> [TASK REQUIREMENTS]
Review the lines that follow and copy each one that contains the word "matplotlib".

> [SUPPLIED MATERIAL]
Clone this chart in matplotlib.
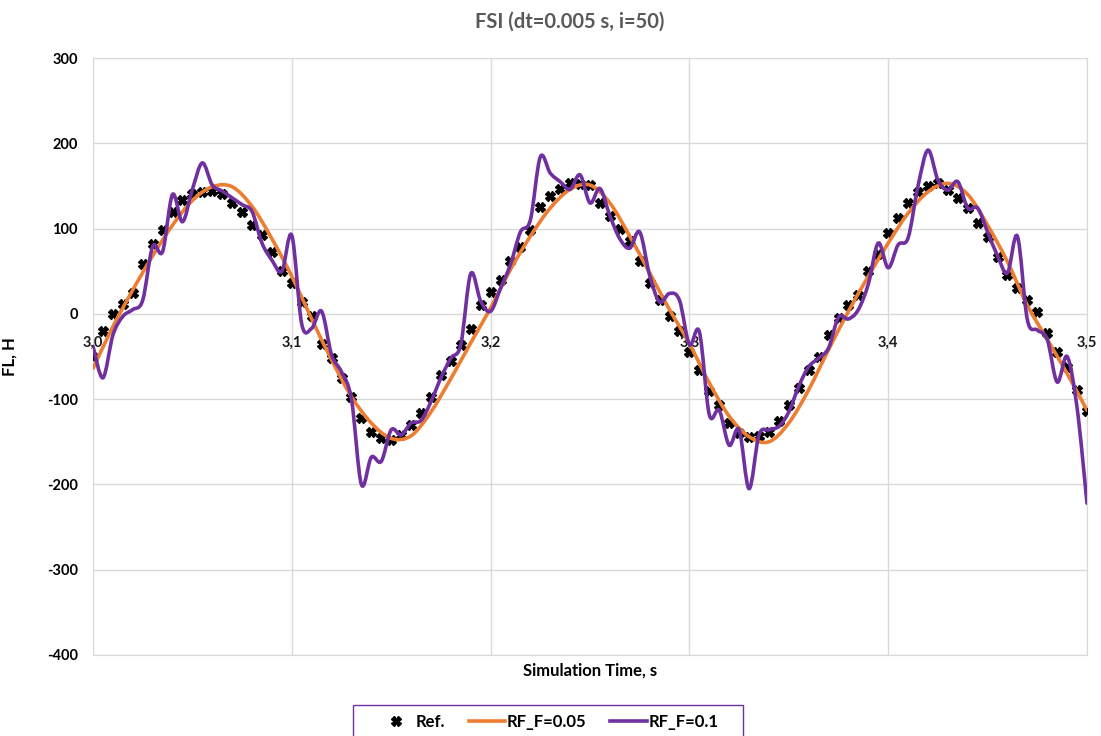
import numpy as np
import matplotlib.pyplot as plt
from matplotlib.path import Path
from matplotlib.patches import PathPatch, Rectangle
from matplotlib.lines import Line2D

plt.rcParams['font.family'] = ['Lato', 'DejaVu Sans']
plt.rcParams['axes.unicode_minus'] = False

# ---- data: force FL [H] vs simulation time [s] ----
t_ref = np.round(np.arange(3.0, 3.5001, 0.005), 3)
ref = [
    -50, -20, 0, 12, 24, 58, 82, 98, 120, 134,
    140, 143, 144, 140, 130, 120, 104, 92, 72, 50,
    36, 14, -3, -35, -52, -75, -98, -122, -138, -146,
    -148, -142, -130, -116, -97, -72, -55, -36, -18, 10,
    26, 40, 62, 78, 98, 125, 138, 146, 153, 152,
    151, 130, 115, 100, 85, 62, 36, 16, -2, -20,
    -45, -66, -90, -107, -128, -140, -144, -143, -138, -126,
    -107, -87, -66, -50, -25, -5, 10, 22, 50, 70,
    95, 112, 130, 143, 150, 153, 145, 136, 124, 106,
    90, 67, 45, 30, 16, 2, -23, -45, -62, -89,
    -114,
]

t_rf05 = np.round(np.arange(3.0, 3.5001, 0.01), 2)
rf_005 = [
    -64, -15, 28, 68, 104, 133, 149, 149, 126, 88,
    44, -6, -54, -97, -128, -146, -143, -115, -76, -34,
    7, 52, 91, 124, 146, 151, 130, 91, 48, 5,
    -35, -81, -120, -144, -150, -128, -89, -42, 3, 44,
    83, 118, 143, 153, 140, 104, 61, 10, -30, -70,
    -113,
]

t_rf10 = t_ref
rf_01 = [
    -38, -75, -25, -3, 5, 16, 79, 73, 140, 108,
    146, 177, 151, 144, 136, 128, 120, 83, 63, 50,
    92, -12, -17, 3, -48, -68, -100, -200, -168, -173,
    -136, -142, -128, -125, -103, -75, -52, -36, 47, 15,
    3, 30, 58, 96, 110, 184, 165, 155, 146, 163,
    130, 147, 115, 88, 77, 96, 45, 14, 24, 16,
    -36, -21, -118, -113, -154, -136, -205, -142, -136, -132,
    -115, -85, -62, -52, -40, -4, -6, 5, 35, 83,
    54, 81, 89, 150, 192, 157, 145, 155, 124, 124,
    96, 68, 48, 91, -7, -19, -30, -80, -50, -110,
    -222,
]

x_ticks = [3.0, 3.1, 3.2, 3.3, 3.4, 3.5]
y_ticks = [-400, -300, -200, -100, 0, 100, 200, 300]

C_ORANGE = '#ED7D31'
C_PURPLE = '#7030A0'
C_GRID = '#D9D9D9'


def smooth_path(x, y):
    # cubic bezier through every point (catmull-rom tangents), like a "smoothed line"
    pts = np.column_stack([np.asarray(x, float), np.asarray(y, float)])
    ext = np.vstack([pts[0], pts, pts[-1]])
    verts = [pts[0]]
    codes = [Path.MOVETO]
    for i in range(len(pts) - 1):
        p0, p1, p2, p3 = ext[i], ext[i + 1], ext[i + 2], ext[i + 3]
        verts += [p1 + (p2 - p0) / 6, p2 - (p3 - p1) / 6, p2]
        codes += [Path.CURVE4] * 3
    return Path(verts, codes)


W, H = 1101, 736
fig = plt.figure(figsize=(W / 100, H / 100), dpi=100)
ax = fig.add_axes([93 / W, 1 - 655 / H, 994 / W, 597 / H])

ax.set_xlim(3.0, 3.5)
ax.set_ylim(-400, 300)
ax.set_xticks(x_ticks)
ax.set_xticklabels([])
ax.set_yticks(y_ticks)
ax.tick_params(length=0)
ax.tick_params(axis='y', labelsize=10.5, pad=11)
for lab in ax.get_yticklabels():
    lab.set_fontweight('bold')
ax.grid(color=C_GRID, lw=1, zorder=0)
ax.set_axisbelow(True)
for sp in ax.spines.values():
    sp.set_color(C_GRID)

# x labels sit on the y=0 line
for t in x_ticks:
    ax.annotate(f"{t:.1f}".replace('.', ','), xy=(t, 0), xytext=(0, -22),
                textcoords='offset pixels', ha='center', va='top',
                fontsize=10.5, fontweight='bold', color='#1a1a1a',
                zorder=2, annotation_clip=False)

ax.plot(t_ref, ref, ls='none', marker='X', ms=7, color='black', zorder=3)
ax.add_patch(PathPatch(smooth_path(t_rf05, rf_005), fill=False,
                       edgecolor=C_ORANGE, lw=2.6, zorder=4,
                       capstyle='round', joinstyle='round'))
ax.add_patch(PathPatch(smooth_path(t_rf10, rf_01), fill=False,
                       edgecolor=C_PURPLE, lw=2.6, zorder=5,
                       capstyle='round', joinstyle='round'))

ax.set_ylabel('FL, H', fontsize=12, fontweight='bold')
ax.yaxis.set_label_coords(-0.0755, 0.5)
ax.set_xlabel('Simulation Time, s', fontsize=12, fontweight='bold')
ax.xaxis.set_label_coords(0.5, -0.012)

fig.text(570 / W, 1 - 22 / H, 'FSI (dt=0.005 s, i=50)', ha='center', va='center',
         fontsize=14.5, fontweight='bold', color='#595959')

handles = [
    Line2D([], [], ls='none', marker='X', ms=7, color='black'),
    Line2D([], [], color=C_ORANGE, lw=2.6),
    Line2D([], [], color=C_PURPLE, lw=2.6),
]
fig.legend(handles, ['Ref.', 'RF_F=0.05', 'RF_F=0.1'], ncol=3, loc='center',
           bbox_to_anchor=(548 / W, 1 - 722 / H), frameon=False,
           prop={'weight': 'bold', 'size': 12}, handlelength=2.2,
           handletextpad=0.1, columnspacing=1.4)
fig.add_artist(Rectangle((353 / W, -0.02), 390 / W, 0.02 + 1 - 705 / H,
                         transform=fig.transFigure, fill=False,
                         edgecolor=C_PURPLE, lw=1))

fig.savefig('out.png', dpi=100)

> [RESPONSE TO THE EXERCISE]
Clone this chart in matplotlib.
import matplotlib.pyplot as plt
from matplotlib.path import Path
from matplotlib.patches import PathPatch, Rectangle
from matplotlib.lines import Line2D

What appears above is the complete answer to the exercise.